╔══

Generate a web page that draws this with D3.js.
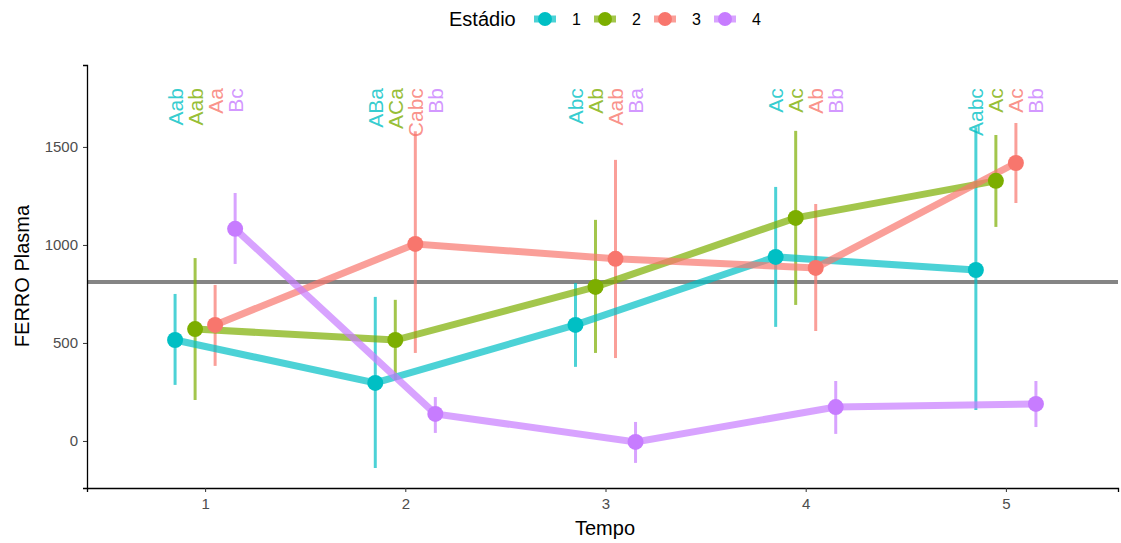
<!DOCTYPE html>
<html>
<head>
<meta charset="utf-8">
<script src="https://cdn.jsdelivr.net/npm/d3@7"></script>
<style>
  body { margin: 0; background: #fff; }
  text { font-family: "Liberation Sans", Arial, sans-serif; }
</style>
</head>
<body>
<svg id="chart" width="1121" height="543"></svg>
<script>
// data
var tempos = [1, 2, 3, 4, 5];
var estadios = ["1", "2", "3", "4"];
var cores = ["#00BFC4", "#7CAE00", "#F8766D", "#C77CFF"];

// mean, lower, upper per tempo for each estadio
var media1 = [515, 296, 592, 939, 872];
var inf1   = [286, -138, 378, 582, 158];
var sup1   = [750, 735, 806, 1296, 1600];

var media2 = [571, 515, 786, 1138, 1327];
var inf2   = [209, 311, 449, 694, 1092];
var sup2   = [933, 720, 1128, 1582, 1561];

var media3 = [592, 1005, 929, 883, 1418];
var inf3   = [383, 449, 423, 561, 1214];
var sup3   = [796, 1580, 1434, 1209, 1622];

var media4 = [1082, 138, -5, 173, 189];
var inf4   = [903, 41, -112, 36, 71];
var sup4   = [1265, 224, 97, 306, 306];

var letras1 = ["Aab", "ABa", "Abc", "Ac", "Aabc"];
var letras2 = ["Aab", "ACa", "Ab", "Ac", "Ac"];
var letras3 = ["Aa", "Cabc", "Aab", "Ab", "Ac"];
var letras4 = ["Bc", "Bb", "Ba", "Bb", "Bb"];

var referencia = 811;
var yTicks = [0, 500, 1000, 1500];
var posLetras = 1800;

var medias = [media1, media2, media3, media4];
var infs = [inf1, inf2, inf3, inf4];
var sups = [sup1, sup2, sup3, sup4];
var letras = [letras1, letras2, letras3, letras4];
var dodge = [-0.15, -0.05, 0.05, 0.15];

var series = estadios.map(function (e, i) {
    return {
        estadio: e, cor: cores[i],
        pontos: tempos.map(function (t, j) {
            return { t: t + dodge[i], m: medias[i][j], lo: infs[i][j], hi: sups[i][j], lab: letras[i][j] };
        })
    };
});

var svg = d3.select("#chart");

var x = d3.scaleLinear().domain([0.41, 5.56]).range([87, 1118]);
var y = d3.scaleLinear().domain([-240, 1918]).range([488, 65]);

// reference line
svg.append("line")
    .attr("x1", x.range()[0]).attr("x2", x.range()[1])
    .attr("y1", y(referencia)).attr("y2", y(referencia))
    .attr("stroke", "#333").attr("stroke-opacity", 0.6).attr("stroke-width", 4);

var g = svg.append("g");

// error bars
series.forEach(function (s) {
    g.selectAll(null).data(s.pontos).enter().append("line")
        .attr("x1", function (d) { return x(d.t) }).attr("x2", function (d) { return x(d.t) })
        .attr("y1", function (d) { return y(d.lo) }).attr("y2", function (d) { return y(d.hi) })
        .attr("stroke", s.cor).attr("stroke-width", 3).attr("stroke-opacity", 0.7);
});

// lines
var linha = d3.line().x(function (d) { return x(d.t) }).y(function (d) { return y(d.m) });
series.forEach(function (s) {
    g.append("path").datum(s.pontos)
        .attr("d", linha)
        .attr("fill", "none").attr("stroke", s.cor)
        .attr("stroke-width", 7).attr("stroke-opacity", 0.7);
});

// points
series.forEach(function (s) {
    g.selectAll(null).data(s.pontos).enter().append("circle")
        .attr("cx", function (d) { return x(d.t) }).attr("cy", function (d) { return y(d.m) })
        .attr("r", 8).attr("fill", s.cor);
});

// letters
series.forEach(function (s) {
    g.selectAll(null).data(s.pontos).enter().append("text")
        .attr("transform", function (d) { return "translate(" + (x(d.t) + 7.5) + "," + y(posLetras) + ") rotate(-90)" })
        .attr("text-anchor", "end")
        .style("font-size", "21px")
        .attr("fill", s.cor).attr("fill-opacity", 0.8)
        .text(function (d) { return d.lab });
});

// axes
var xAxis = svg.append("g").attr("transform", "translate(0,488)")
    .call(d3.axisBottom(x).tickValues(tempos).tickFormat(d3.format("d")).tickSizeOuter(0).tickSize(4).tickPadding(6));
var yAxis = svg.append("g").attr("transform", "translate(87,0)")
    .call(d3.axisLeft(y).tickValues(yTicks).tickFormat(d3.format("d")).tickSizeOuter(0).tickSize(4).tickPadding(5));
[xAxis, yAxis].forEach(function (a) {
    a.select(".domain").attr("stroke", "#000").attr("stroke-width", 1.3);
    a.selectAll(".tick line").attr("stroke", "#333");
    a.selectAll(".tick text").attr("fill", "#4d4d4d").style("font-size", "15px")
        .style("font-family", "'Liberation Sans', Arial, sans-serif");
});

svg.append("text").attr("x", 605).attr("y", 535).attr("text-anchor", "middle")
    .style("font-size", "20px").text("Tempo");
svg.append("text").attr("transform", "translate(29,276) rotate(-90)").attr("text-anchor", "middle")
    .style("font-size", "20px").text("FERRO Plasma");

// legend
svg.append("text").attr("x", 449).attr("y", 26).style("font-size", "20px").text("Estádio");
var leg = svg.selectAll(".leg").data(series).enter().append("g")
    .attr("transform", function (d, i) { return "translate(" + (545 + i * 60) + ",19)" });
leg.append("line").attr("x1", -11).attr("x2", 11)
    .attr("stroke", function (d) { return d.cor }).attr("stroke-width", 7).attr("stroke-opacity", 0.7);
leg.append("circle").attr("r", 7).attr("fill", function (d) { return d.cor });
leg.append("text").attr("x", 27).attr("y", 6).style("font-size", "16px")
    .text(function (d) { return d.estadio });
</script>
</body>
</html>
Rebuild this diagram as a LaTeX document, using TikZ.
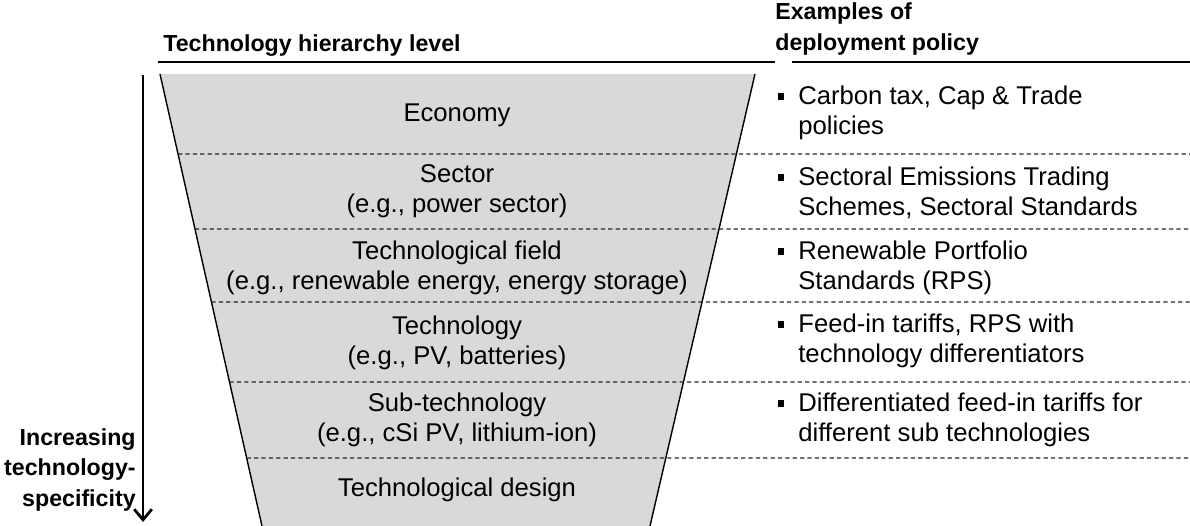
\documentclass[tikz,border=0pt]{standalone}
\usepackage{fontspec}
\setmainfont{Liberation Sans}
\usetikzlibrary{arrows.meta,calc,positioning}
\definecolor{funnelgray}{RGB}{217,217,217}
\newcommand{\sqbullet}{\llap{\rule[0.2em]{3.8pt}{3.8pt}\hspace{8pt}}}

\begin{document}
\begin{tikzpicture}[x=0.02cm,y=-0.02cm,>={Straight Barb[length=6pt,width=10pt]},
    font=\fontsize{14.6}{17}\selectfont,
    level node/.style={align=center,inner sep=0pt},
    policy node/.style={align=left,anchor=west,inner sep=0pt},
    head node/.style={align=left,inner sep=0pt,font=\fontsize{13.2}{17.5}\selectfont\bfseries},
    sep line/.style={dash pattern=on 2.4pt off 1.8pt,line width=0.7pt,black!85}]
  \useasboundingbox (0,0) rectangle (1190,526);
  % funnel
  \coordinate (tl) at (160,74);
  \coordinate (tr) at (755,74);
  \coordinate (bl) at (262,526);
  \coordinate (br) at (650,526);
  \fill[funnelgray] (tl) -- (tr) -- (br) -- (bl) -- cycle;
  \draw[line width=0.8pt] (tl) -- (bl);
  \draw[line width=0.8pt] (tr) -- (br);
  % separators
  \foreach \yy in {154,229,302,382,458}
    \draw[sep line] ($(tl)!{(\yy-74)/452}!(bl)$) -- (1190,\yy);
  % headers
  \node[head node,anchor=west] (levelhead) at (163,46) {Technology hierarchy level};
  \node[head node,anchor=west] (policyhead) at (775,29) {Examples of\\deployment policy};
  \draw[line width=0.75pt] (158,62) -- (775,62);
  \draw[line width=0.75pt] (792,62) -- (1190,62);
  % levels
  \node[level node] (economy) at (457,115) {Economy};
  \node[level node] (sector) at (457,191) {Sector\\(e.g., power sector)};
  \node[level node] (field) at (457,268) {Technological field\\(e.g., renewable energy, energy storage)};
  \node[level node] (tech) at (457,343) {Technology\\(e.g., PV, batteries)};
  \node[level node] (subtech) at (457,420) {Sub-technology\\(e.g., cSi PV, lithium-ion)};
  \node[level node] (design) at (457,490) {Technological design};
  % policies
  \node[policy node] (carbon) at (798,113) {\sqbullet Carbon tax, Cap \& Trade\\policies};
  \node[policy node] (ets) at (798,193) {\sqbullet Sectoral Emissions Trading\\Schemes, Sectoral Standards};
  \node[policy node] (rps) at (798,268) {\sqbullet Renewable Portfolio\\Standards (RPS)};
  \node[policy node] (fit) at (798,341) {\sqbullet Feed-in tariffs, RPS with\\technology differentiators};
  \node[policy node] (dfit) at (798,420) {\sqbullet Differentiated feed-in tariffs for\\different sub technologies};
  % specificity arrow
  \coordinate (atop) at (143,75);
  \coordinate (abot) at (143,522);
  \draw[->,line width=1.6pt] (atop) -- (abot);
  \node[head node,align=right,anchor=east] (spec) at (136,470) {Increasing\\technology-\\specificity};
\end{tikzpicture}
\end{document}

╚══

[Requirements] Show all lines in the entries above where the word "this" appears.

[Final result]
Generate a web page that draws this with D3.js.
Rebuild this diagram as a LaTeX document, using TikZ.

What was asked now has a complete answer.